Pea and spring onion fritters £5
This was joyful, I ate this as finger food. Acidity and salt. I wondered if shirmp had been mixed into the batter. It smells so much like prawn crackers. Crispy pleasures.
2012 Moncailleux, Michel Guignier £7.7
I’ve long been a fan of Moulin-a-Vent, my favourites from Thibault Liger Belair. These really are the ‘grand crus’ of Beaujolais. You won’t believe Gamay can be made with such class and breed – this ain’t the typified beaujolais nouveau. This does help to keep the prices down.
And so the nose, sulfurous and all barnyard. On the palate, it sharp, piercing blackberries, full and sizzling with acidity and a touch of horse manure. Only 11% and dangerously quaffable. It will pair perfectly with the lamb…

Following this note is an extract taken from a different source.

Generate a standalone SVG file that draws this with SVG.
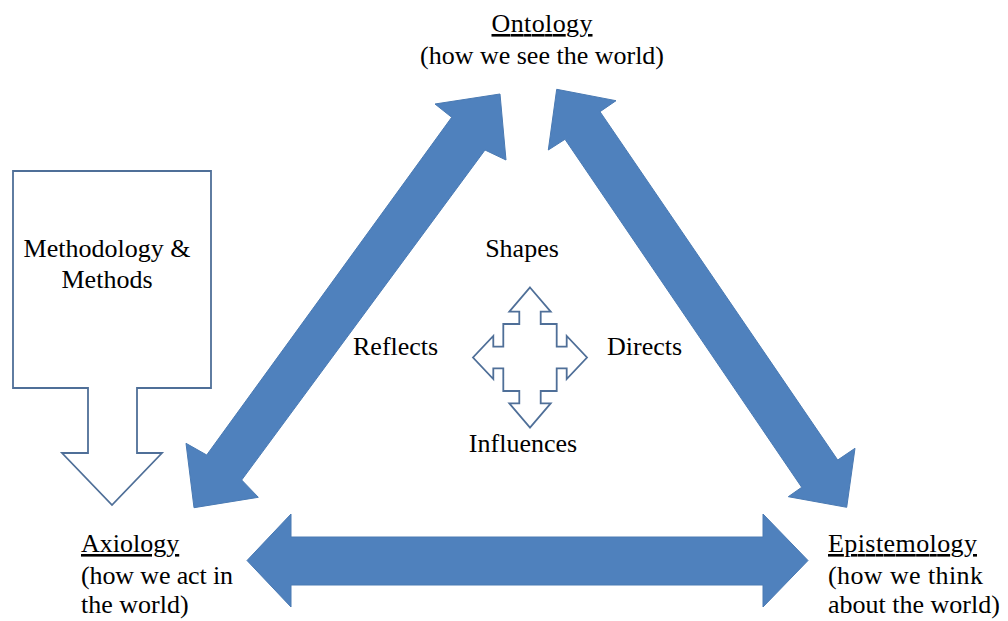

Roast leg of lamb, Jansson’s temptation and chard £16
…and indeed it does! Trumpeting pairing, but this is a trinity not a duo, the third is that temptation. A potato gratin with layers of creamed anchovy (and not sprats) slotted in between accentuate the pungent ‘lambness’. Unimpeachable cooking here – juicy, pink and just so.
Apricot and almond custard tart £6
I was not prepared to receive this extra fine piece of pastry work. Layers, custard, acidity, it’s superb. Wow..wow…wow!

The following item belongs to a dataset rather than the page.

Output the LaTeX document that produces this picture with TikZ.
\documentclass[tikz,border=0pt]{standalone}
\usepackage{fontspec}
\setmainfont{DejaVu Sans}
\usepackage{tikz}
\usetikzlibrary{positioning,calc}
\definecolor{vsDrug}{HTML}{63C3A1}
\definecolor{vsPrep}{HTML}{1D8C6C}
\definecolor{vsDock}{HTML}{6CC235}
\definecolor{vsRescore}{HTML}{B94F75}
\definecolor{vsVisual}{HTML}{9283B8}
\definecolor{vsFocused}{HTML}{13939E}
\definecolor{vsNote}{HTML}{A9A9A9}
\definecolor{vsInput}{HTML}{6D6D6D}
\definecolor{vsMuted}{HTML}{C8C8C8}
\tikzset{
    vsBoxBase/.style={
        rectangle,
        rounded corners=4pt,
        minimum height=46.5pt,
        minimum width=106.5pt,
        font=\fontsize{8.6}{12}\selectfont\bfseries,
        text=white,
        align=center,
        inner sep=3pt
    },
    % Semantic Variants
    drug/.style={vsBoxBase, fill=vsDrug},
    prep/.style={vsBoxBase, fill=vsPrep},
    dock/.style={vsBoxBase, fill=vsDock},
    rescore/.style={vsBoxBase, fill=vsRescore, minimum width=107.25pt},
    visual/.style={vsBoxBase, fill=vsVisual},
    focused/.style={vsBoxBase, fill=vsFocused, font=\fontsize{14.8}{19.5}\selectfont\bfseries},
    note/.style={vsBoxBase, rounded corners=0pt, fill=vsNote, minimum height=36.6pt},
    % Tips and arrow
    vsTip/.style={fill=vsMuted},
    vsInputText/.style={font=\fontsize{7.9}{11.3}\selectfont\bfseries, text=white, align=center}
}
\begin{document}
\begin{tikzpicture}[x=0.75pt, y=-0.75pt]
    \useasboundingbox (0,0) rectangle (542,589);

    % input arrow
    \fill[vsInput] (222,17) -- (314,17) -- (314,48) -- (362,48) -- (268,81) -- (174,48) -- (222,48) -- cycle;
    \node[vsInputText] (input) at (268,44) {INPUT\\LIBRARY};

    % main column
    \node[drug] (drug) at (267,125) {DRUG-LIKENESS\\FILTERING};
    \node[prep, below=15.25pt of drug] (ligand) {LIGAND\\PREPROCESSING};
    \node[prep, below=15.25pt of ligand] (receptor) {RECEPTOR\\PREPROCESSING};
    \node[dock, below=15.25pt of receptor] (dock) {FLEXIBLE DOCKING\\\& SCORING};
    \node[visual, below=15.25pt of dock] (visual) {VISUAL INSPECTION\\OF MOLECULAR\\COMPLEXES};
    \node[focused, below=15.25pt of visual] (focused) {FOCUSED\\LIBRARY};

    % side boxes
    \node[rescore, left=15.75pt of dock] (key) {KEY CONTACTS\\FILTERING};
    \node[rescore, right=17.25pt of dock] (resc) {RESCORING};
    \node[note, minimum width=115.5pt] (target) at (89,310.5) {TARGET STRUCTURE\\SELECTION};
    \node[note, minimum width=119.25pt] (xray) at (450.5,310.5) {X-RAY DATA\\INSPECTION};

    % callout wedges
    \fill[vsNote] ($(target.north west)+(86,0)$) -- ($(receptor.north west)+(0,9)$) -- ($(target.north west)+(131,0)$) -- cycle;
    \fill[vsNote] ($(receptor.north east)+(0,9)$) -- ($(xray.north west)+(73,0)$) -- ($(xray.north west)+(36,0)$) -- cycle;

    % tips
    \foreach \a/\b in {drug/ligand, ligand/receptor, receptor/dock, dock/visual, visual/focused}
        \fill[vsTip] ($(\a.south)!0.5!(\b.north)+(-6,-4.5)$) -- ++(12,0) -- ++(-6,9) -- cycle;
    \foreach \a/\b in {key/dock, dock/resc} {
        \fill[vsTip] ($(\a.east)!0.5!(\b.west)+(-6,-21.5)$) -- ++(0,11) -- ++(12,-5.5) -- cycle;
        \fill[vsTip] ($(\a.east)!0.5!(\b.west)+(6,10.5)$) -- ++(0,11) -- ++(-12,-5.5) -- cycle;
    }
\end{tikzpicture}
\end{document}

I paid £63.90 for 4 plates, 3 glasses and service. For this quality? Unbeatable value for sure.
Darn it that was a nice meal. I’m amazed. Humble magic going on, but you already know that. This is a classy outfit, easily delicious food, eminently quaffable juice and undoubtedly one of London’s gems. The ham rolls out at 11am on Saturdays, so…please keep the secret going, nothing to see here, keeping walking on by.
40 Maltby Street
Wed – Sat 1730 to 2200 (dinner)
Fri 1230 to 1430 (lunch)
Sat 1100 to 2200 (ham on)
£25pp + drinks + service
40 Maltby Street SE1 3PA
Tel : 020 7237 9247
Tube : Bermondsey or London Bridge
2nd meal from Saturday, 9th July 2016
Even better than the 1st meal, We got there at 12 sharp, and the room was already full up. We paid £67.90 for all food, 1 lemonade and 1 glass of wine. Pics and brief notes below.
Smoked Yorkshire Ham, £9 (x2!)
Specifically came here early to have this, and it absolutely did not disappoint. It is better than the hype. We ordered another plate after we finished the meal. The ham rolls out at 11am, but getting there at 12 seems a good time as they cut from the middle of the leg – the fat is so delicious and the glaze is caralimised and honey sweet.

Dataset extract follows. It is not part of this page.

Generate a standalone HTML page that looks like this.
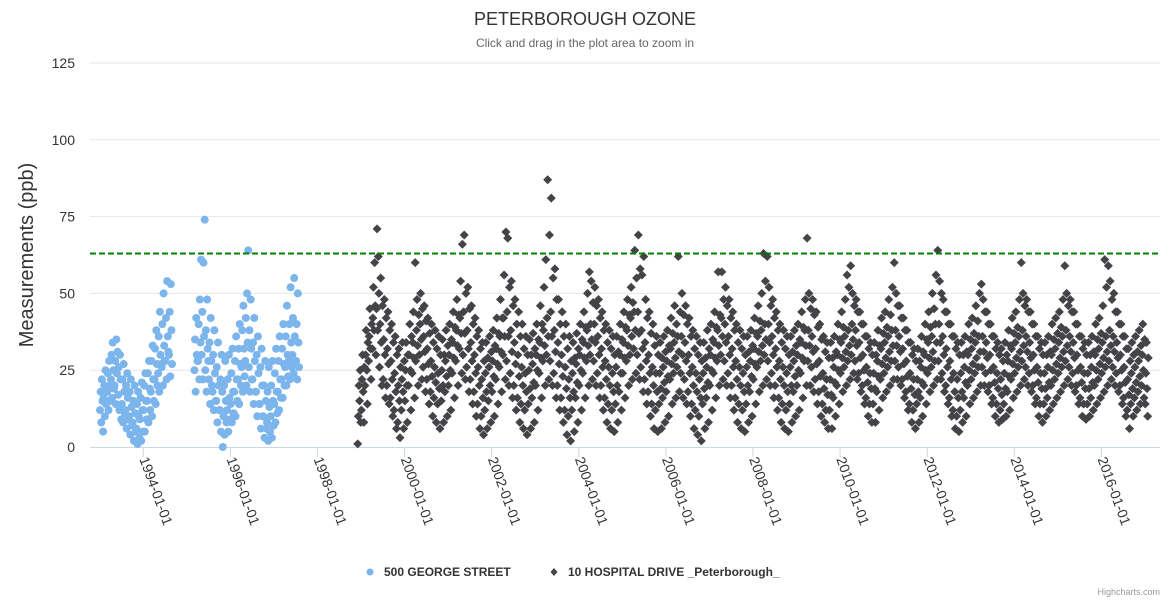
<!DOCTYPE html>
<html><head><meta charset="utf-8"><style>
html,body{margin:0;padding:0;background:#fff;}
svg{display:block;font-family:"Liberation Sans","DejaVu Sans",sans-serif;}
</style></head><body>
<svg id="chart" width="1170" height="600" viewBox="0 0 1170 600">
<rect width="1170" height="600" fill="#fff"/>
<text x="585" y="25" text-anchor="middle" font-size="18" fill="#333">PETERBOROUGH OZONE</text>
<text x="585" y="47" text-anchor="middle" font-size="12" fill="#666">Click and drag in the plot area to zoom in</text>
<text transform="translate(33,255) rotate(-90)" text-anchor="middle" font-size="20" fill="#333">Measurements (ppb)</text>
<g id="grid"></g><g id="xaxis"></g><g id="s1"></g><g id="s2"></g><g id="plotline"></g>
<g>
<g><circle cx="370" cy="572" r="3.5" fill="#7cb5ec"/><text x="384" y="576" font-size="12" font-weight="bold" fill="#333">500 GEORGE STREET</text></g>
<g><path d="M554 568 L557.5 572 L554 576 L550.5 572Z" fill="#434348"/><text x="568" y="576" font-size="12" font-weight="bold" fill="#333">10 HOSPITAL DRIVE _Peterborough_</text></g>
</g>
<text x="1160" y="595" text-anchor="end" font-size="9" fill="#999">Highcharts.com</text>
</svg>
<script>
const yTicks=[0,25,50,75,100,125];
const xTickYears=[1994,1996,1998,2000,2002,2004,2006,2008,2010,2012,2014,2016];
const threshold=63;
const georgeStarts=[[1993,0],[1995,2]];
const georgeValues=[[
12,18,8,22,15,5, 16,20,10,25,14,19, 18,24,12,28,20,15, 22,30,16,34,25,19, 20,28,14,35,24,31, 17,26,12,30,22,9,
14,22,8,27,18,11, 12,20,6,24,16,9, 10,18,4,22,13,7, 8,15,2,20,11,5, 6,14,1,18,10,3, 9,16,2,21,12,5,
12,20,5,24,15,9, 15,24,8,28,19,12, 18,28,10,33,22,15, 22,32,14,38,27,20, 24,36,18,44,30,27, 26,40,20,50,33,28,
28,42,22,54,36,31, 30,44,23,53,38,27],[
25,35,18,42,30,28, 28,40,22,48,34,61, 30,44,22,60,36,74, 25,38,18,48,32,28, 22,34,14,42,28,20, 18,30,12,38,24,15,
15,26,8,34,20,12, 12,22,5,30,18,0, 10,20,4,28,15,8, 12,22,5,30,16,9,
14,24,8,32,18,11, 18,28,10,36,22,15, 22,32,14,40,27,20, 26,38,18,46,32,23, 28,42,20,50,34,64, 26,38,18,48,32,22,
22,34,14,42,28,18, 18,30,10,36,24,14, 14,26,6,32,20,10, 10,20,3,28,15,6, 8,18,2,26,13,5, 10,20,3,28,15,7,
14,24,8,32,18,11, 18,28,12,36,22,16, 22,32,16,40,27,20, 26,36,20,46,30,23, 28,40,22,52,34,26, 30,42,24,55,36,28,
28,40,22,50,34,26]];
const hospitalStart=[1998,11];
const hospitalValues=[
1,10,20,15,25,8,
12,22,30,18,8,26, 20,30,38,25,14,34, 28,36,45,32,22,40, 32,42,52,38,60,46, 30,45,71,38,62,50, 26,40,55,34,20,46, 22,35,48,30,16,42, 20,32,44,27,14,38, 16,28,40,22,10,34, 12,24,36,18,6,30, 8,20,32,15,3,26, 12,22,34,18,6,28,
15,25,34,20,8,30, 20,30,40,25,12,36, 24,34,44,29,16,60, 28,38,48,33,20,43, 30,40,50,35,22,45, 26,36,46,31,18,41, 22,32,42,27,14,37, 18,28,40,23,10,34, 16,26,38,21,8,32, 14,24,36,19,6,30, 15,25,35,20,8,30, 18,28,38,23,10,33,
20,30,40,25,12,35, 24,34,44,29,16,39, 28,38,48,33,20,43, 32,42,54,37,24,66, 30,44,69,37,22,50, 26,38,52,32,18,45, 22,34,46,28,14,40, 18,30,42,24,10,36, 14,26,38,20,6,32, 10,22,34,16,4,28, 12,24,34,18,6,29, 15,26,36,20,8,31,
18,28,38,23,10,33, 22,32,42,27,14,37, 26,36,48,31,18,42, 30,42,56,36,22,70, 28,44,68,36,20,52, 24,38,54,31,16,46, 20,34,48,27,12,40, 16,30,44,23,8,36, 14,26,40,20,6,32, 12,24,36,18,4,30, 14,25,35,19,6,30, 16,27,37,21,8,32,
20,30,40,25,12,35, 24,34,46,29,16,40, 28,38,52,33,20,61, 30,42,87,36,22,69, 28,44,81,36,20,55, 24,38,58,31,16,48, 20,34,48,27,12,40, 16,30,44,23,8,36, 12,26,40,19,4,32, 10,22,36,16,2,28, 12,24,34,18,5,29, 16,27,37,21,8,32,
20,30,40,25,12,35, 24,34,44,29,16,39, 28,38,50,33,20,57, 30,40,54,35,22,47, 28,40,52,34,20,46, 24,36,48,30,16,42, 20,32,44,26,12,38, 16,28,40,22,8,34, 14,26,38,20,6,32, 12,24,36,18,5,30, 14,26,36,20,8,31, 18,30,40,24,12,35,
24,34,44,29,16,39, 28,38,48,33,20,43, 30,42,52,36,22,47, 32,44,64,38,24,55, 30,44,69,37,22,58, 26,38,56,32,18,62, 22,34,48,28,14,42, 18,30,44,24,10,37, 14,26,40,20,6,33, 12,24,36,18,5,30, 14,24,34,19,6,29, 16,26,36,21,8,31,
18,28,38,23,10,33, 22,32,42,27,14,37, 24,34,46,29,16,40, 26,36,62,31,18,44, 24,36,50,30,16,43, 22,34,46,28,14,40, 18,30,42,24,10,36, 14,26,38,20,6,32, 12,24,36,18,4,30, 10,22,34,16,2,28, 14,24,34,19,6,29, 16,26,38,21,8,32,
20,30,40,25,12,35, 24,34,44,29,16,39, 28,38,57,33,20,43, 30,42,57,36,22,48, 28,40,52,34,20,46, 24,36,48,30,16,42, 20,32,44,26,12,38, 16,28,40,22,8,34, 14,26,38,20,6,32, 12,24,36,18,5,30, 14,26,36,20,8,31, 18,28,38,23,10,33,
22,32,42,27,14,37, 26,36,46,31,18,41, 28,38,50,33,20,63, 30,40,54,35,22,62, 28,40,52,34,20,46, 24,36,48,30,16,42, 20,32,44,26,12,38, 16,28,40,22,8,34, 14,26,38,20,6,32, 12,24,36,18,5,30, 14,26,36,20,8,31, 18,28,38,23,10,33,
20,30,40,25,12,35, 24,34,44,29,16,39, 28,38,48,33,20,68, 28,38,50,33,20,45, 26,36,48,31,18,43, 22,32,44,27,14,39, 18,28,40,23,10,35, 14,24,36,19,8,31, 12,22,34,17,6,29, 12,22,34,17,6,29, 16,26,36,21,10,31, 20,30,40,25,14,35,
24,34,44,29,18,39, 26,36,48,31,20,56, 28,38,52,33,22,59, 30,40,50,35,24,46, 28,38,48,33,22,44, 24,34,44,29,18,40, 20,30,40,25,14,36, 16,26,36,21,10,32, 14,24,34,19,8,30, 14,24,34,19,8,30, 18,28,38,23,12,33, 22,32,42,27,16,37,
24,34,44,29,18,39, 26,36,48,31,20,43, 28,38,52,33,22,60, 28,38,50,33,22,46, 26,36,46,31,20,42, 22,32,42,27,16,38, 18,28,38,23,12,34, 14,24,34,19,8,30, 12,22,32,17,6,28, 14,22,32,18,8,28, 16,26,36,21,10,31, 20,30,40,25,14,35,
24,34,44,29,18,39, 26,36,50,31,20,45, 28,40,56,34,22,64, 28,40,54,34,22,50, 24,36,48,30,18,44, 20,32,44,26,14,40, 16,28,40,22,10,36, 12,24,36,18,6,32, 10,22,34,16,5,30, 12,24,34,18,8,30, 16,26,36,21,10,31, 20,30,40,25,14,35,
22,32,42,27,16,37, 24,34,46,29,18,41, 26,36,50,31,20,53, 26,36,48,31,20,44, 24,34,44,29,18,40, 20,30,40,25,14,36, 16,26,36,21,10,32, 14,24,34,19,8,30, 12,22,32,17,9,28, 14,24,34,19,10,30, 18,28,38,23,12,33, 22,32,42,27,16,37,
24,34,44,29,18,39, 26,36,48,31,20,60, 28,38,50,33,22,46, 26,36,48,31,20,44, 24,34,44,29,18,40, 20,30,40,25,14,36, 16,26,36,21,10,32, 14,24,34,19,8,30, 14,24,34,19,10,30, 16,26,36,21,12,31, 20,30,40,25,14,35, 22,32,42,27,16,37,
24,34,44,29,18,39, 26,36,48,31,20,59, 28,38,50,33,22,46, 26,36,48,31,20,44, 24,34,44,29,18,40, 20,30,40,25,14,36, 16,26,36,21,10,32, 14,24,34,19,9,30, 14,24,34,19,10,30, 16,26,36,21,12,31, 20,30,40,25,14,35, 22,32,42,27,16,37,
24,34,46,29,18,61, 26,36,52,31,20,59, 28,38,54,33,22,48, 26,36,50,31,20,44, 24,34,44,29,18,40, 20,30,40,25,14,36, 16,26,36,21,10,32, 12,22,32,17,6,28, 14,24,34,19,10,30, 16,26,36,21,12,31, 18,28,38,23,14,33, 20,30,40,25,16,35,
14,24,34,19,10,29];

const NS="http://www.w3.org/2000/svg";
const X0=90,X1=1160,Y0=447,Y1=63;
function xScale(t){return 143.3+(t-1994)*43.55;}
function yScale(v){return Y0-(v/125)*(Y0-Y1);}
function mk(tag,attrs,parent){const e=document.createElementNS(NS,tag);for(const k in attrs)e.setAttribute(k,attrs[k]);parent.appendChild(e);return e;}
const grid=document.getElementById('grid');
yTicks.forEach(v=>{
  const y=yScale(v);
  if(v>0){const l=mk('line',{x1:X0,x2:X1,y1:y,y2:y,stroke:'#e6e6e6','stroke-width':1},grid);
    
    }
  const t=mk('text',{x:75,y:y+5,'text-anchor':'end','font-size':14,fill:'#333'},grid);
  t.textContent=v;
  
  
});
const xa=document.getElementById('xaxis');
const al=mk('line',{x1:X0,x2:X1,y1:Y0+0.5,y2:Y0+0.5,stroke:'#ccd6eb','stroke-width':1},xa);


xTickYears.forEach(yr=>{
  const x=xScale(yr);
  const tk=mk('line',{x1:x,x2:x,y1:Y0,y2:Y0+10,stroke:'#ccd6eb','stroke-width':1},xa);
  
  
  const t=mk('text',{x:0,y:0,transform:`translate(${x-4},${Y0+12}) rotate(70)`,'font-size':14,fill:'#333'},xa);
  t.textContent=yr+'-01-01';
  
  
});
const s1=document.getElementById('s1');


georgeValues.forEach((arr,si)=>{
  const [sy,sm]=georgeStarts[si];
  arr.forEach((v,i)=>{
    const m=sm+Math.floor(i/6),k=i%6;
    const t=sy+(m+(k+0.5)/6)/12;
    const c=mk('circle',{cx:xScale(t),cy:yScale(v),r:4,fill:'#7cb5ec'},s1);
    
    
  });
});
const s2=document.getElementById('s2');


hospitalValues.forEach((v,i)=>{
  const m=hospitalStart[1]+Math.floor(i/6),k=i%6;
  const t=hospitalStart[0]+(m+(k+0.5)/6)/12;
  const x=xScale(t),y=yScale(v),r=4.5;
  const p=mk('path',{d:`M${x} ${y-r}L${x+r} ${y}L${x} ${y+r}L${x-r} ${y}Z`,fill:'#434348'},s2);
  
  
});
const pl=document.getElementById('plotline');
const ty=yScale(threshold);
const ln=mk('line',{x1:X0,x2:X1,y1:ty,y2:ty,stroke:'#008000','stroke-width':2,'stroke-dasharray':'6,3'},pl);


</script>
</body></html>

Broad beans, fava, marjoram and garlic toast £5.50
Oyster fritters, tartare sauce, gem £6 (for 2 oysters)
Chicken, pea and girolle pie £7.50
Just a beauty.
Sea trout, raw kohlrabi horseradish and samphire fritters £16
Slow cooked to unctuous perfection. Stevie, what a chef.
Blackcurrant, stem ginger and brown sugar meringue £6
Also with cream and pretty sure vanilla ice cream in the middle. This is so so good, confit ginger the link in the chain of cream and acidity. The better half admires the Peony in the vase.